Dos Hummer negras con chapas uruguayas dan una vuelta en la plaza y se estacionan. Bajan tres hombres con borceguíes militares y entran en la misma confitería en la que estoy hablando con un concejal. Lo ven pero no lo saludan, al menos no en público.
No sé si mi entrevistado sabe demasiado, o no sabe nada. Aca nadie sabe quien es quien y por eso es mejor no preguntar. La gente en el Conurbano ha aprendido a mirar sin ver.
La 25 de Mayo es la confitería más tradicional (vieja) de San Miguel. Con el paso de los años se ha ido aggiornando para poder competir con las cadenas de Plaza del Carmén y Martinez que están en las municipalidades vecinas. En la puerta tienen seguridad privada para que “los mocosos no entren más a pedir y afanar bolsos. Sin seguridad esto parecía Sarajevo”, me contaba un mozo.
El lugar no me gusta pero es el preferido de los políticos de la zona. Además tampoco es que hay demasiadas opciones lejos de los barrios privados de la zona Oeste. O te comes un pancho de parado en un Maxi-kiosco o te vas a la 25 de Mayo.
Se sientan a mis espaldas, no los puedo ver pero los escucho. Sin verlos sé que su impunidad es violencia.

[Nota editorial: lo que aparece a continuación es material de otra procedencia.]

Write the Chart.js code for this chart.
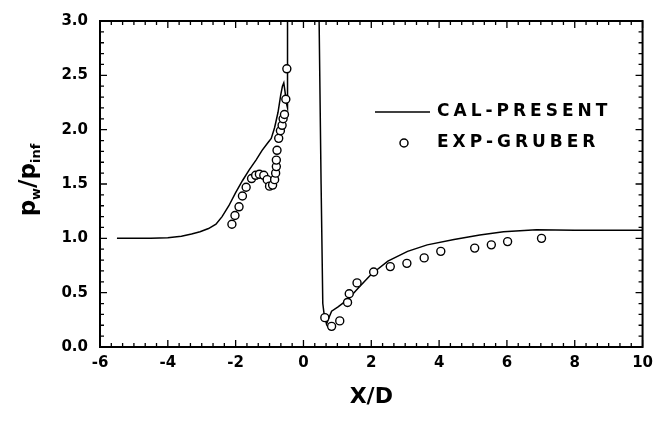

Manejar autos importados con chapas Uruguayas, estacionarlos, y tomarse un café relajado es vivir en un mundo paralelo.
Ellos y nosotros sabemos que en la plaza desaparecen bicicletas en segundos a pesar de usar candados. Sin embargo, ellos no se preocupan porque saben que a nadie se le va a ocurrir “tocar” sus Hummers. Disfrutan de sus cafes tranquilos y contentos. Diría que gozan ejercitar su impunidad en plena luz del día.
¿Habrá sido así cuando se llevaron a mi papá?
¿Los narcos de hoy son los milicos de ayer?